Apache Kafka integration for Logstash, including Input and Output plugins.
- Apache Kafka version 0.8.1.1
- jruby-kafka library
Apache Kafka input for Logstash. This input will consume messages from a Kafka topic using the high level consumer API exposed by Kafka.
For more information about Kafka, refer to this documentation
Information about high level consumer API can be found here
See http://kafka.apache.org/documentation.html#consumerconfigs for details about the Kafka consumer options.
input {
kafka {
topic_id => ... # string (optional), default: nil, The topic to consume messages from. Can be a java regular expression for whitelist of topics.
white_list => ... # string (optional), default: nil, Blacklist of topics to exclude from consumption.
black_list => ... # string (optional), default: nil, Whitelist of topics to include for consumption.
zk_connect => ... # string (optional), default: "localhost:2181", Specifies the ZooKeeper connection string in the form hostname:port
group_id => ... # string (optional), default: "logstash", A string that uniquely identifies the group of consumer processes
reset_beginning => ... # boolean (optional), default: false, Specify whether to jump to beginning of the queue when there is no initial offset in ZK
auto_offset_reset => ... # string (optional), one of [ "largest", "smallest"] default => 'largest', Where consumer should start if group does not already have an established offset or offset is invalid
consumer_threads => ... # number (optional), default: 1, Number of threads to read from the partitions
queue_size => ... # number (optional), default: 20, Internal Logstash queue size used to hold events in memory
rebalance_max_retries => ... # number (optional), default: 4
rebalance_backoff_ms => ... # number (optional), default: 2000
consumer_timeout_ms => ... # number (optional), default: -1
consumer_restart_on_error => ... # boolean (optional), default: true
consumer_restart_sleep_ms => ... # number (optional), default: 0
decorate_events => ... # boolean (optional), default: false, Option to add Kafka metadata like topic, message size to the event
consumer_id => ... # string (optional), default: nil
fetch_message_max_bytes => ... # number (optional), default: 1048576
}
}
The default codec is json
Apache Kafka output for Logstash.
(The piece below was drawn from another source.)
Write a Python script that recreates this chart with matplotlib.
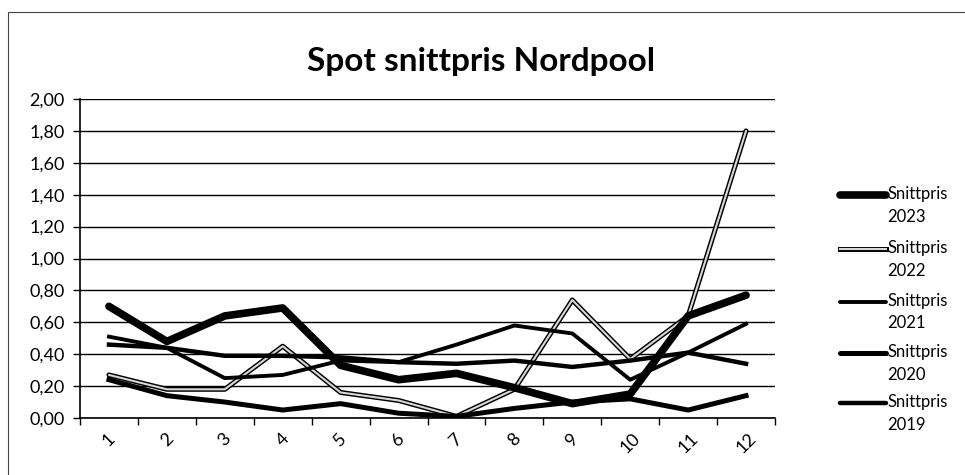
import matplotlib
matplotlib.use('Agg')
import matplotlib.pyplot as plt
from matplotlib.lines import Line2D
from matplotlib.patches import Rectangle

plt.rcParams['font.family'] = ['Lato', 'DejaVu Sans']

# Måneder og snittpriser (NOK/kWh)
months = [1, 2, 3, 4, 5, 6, 7, 8, 9, 10, 11, 12]
pris_2023 = [0.70, 0.48, 0.64, 0.69, 0.33, 0.24, 0.28, 0.19, 0.09, 0.15, 0.64, 0.77]
pris_2022 = [0.27, 0.18, 0.18, 0.45, 0.16, 0.11, 0.01, 0.18, 0.74, 0.37, 0.64, 1.80]
pris_2021 = [0.51, 0.44, 0.25, 0.27, 0.36, 0.35, 0.46, 0.58, 0.53, 0.24, 0.41, 0.59]
pris_2020 = [0.24, 0.14, 0.10, 0.05, 0.09, 0.03, 0.01, 0.06, 0.10, 0.12, 0.05, 0.14]
pris_2019 = [0.46, 0.44, 0.39, 0.39, 0.38, 0.35, 0.34, 0.36, 0.32, 0.36, 0.41, 0.34]

y_ticks = [0.0, 0.2, 0.4, 0.6, 0.8, 1.0, 1.2, 1.4, 1.6, 1.8, 2.0]
labels = ['Snittpris\n2023', 'Snittpris\n2022', 'Snittpris\n2021',
          'Snittpris\n2020', 'Snittpris\n2019']

fig = plt.figure(figsize=(9.65, 4.75), dpi=100)
ax = fig.add_axes([80/965, 1 - 418/475, 695/965, 319/475])

# ytre ramme rundt diagrammet
fig.add_artist(Rectangle((8/965, -0.1), 1.2, 1 - 12/475 + 0.1,
                         transform=fig.transFigure, fill=False,
                         edgecolor='#444444', lw=0.8))

# linjer
ax.plot(months, pris_2022, color='black', lw=3.6, solid_capstyle='round', zorder=3)
ax.plot(months, pris_2022, color='#d8d8d8', lw=1.5, solid_capstyle='round', zorder=3.1)
ax.plot(months, pris_2021, color='black', lw=2.8, zorder=4)
ax.plot(months, pris_2019, color='black', lw=3.2, zorder=4)
ax.plot(months, pris_2020, color='black', lw=3.6, zorder=4)
ax.plot(months, pris_2023, color='black', lw=5.5, solid_capstyle='round', zorder=5)

ax.set_xlim(0.5, 12.5)
ax.set_ylim(0, 2.0)
ax.set_yticks(y_ticks)
ax.set_yticklabels([('%.2f' % v).replace('.', ',') for v in y_ticks], fontsize=13)
ax.yaxis.grid(True, color='black', lw=1.0)
ax.set_axisbelow(True)

ax.set_xticks(months)
ax.set_xticklabels([str(m) for m in months], rotation=45, fontsize=13,
                   ha='center', va='top')
ax.set_xticks([m + 0.5 for m in [0] + months], minor=True)
ax.tick_params(axis='x', which='major', length=0, pad=9)
ax.tick_params(axis='x', which='minor', length=5, width=1, direction='out')
ax.tick_params(axis='y', length=5, width=1, direction='out', pad=6)

for s in ['top', 'right']:
    ax.spines[s].set_visible(False)
ax.spines['left'].set_linewidth(1.2)
ax.spines['bottom'].set_linewidth(1.2)

fig.text(0.498, 1 - 62/475, 'Spot snittpris Nordpool', ha='center', va='center',
         fontsize=24, fontweight='bold')

# forklaring
leg_y = [195, 249, 302, 353, 403]
leg_w = [5.5, 3.6, 2.8, 3.6, 3.2]
for i in range(5):
    y = 1 - leg_y[i] / 475
    x0, x1 = 840 / 965, 886 / 965
    if i == 1:
        fig.add_artist(Line2D([x0, x1], [y, y], color='black', lw=3.6,
                              transform=fig.transFigure))
        fig.add_artist(Line2D([x0, x1], [y, y], color='#d8d8d8', lw=1.5,
                              transform=fig.transFigure))
    else:
        fig.add_artist(Line2D([x0, x1], [y, y], color='black', lw=leg_w[i],
                              solid_capstyle='round', transform=fig.transFigure))
    fig.text(887 / 965, y + 9 / 475, labels[i], ha='left', va='top',
             fontsize=12, linespacing=1.5)

fig.savefig('out.png', dpi=100)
This output will produce messages to a Kafka topic using the producer API exposed by Kafka.
For more information about Kafka, refer to this documentation
Information about producer API can be found here
See http://kafka.apache.org/documentation.html#producerconfigs for details about the Kafka producer options.
output {
kafka {
topic_id => ... # string (required), The topic to produce the messages to
broker_list => ... # string (optional), default: "localhost:9092", This is for bootstrapping and the producer will only use it for getting metadata
compression_codec => ... # string (optional), one of ["none", "gzip", "snappy"], default: "none"
compressed_topics => ... # string (optional), default: "", This parameter allows you to set whether compression should be turned on for particular
request_required_acks => ... # number (optional), one of [-1, 0, 1], default: 0, This value controls when a produce request is considered completed
serializer_class => ... # string, (optional) default: "kafka.serializer.StringEncoder", The serializer class for messages. The default encoder takes a byte[] and returns the same byte[]
partitioner_class => ... # string (optional) default: "kafka.producer.DefaultPartitioner"
request_timeout_ms => ... # number (optional) default: 10000
producer_type => ... # string (optional), one of ["sync", "async"] default => 'sync'
key_serializer_class => ... # string (optional) default: kafka.serializer.StringEncoder
message_send_max_retries => ... # number (optional) default: 3
retry_backoff_ms => ... # number (optional) default: 100
topic_metadata_refresh_interval_ms => ... # number (optional) default: 600 * 1000
queue_buffering_max_ms => ... # number (optional) default: 5000
queue_buffering_max_messages => ... # number (optional) default: 10000
queue_enqueue_timeout_ms => ... # number (optional) default: -1
batch_num_messages => ... # number (optional) default: 200
send_buffer_bytes => ... # number (optional) default: 100 * 1024
client_id => ... # string (optional) default: ""
partition_key_format => ... # string (optional) default: nil, Provides a way to specify a partition key as a string
}
}
The default codec is json for outputs. If you select a codec of plain, logstash will encode your messages with not only the message but also with a timestamp and hostname. If you do not want anything but your message passing through, you should make the output configuration something like:
output {
kafka {
codec => plain {
format => "%{message}"
}
topic_id => "my_topic_id"
}
}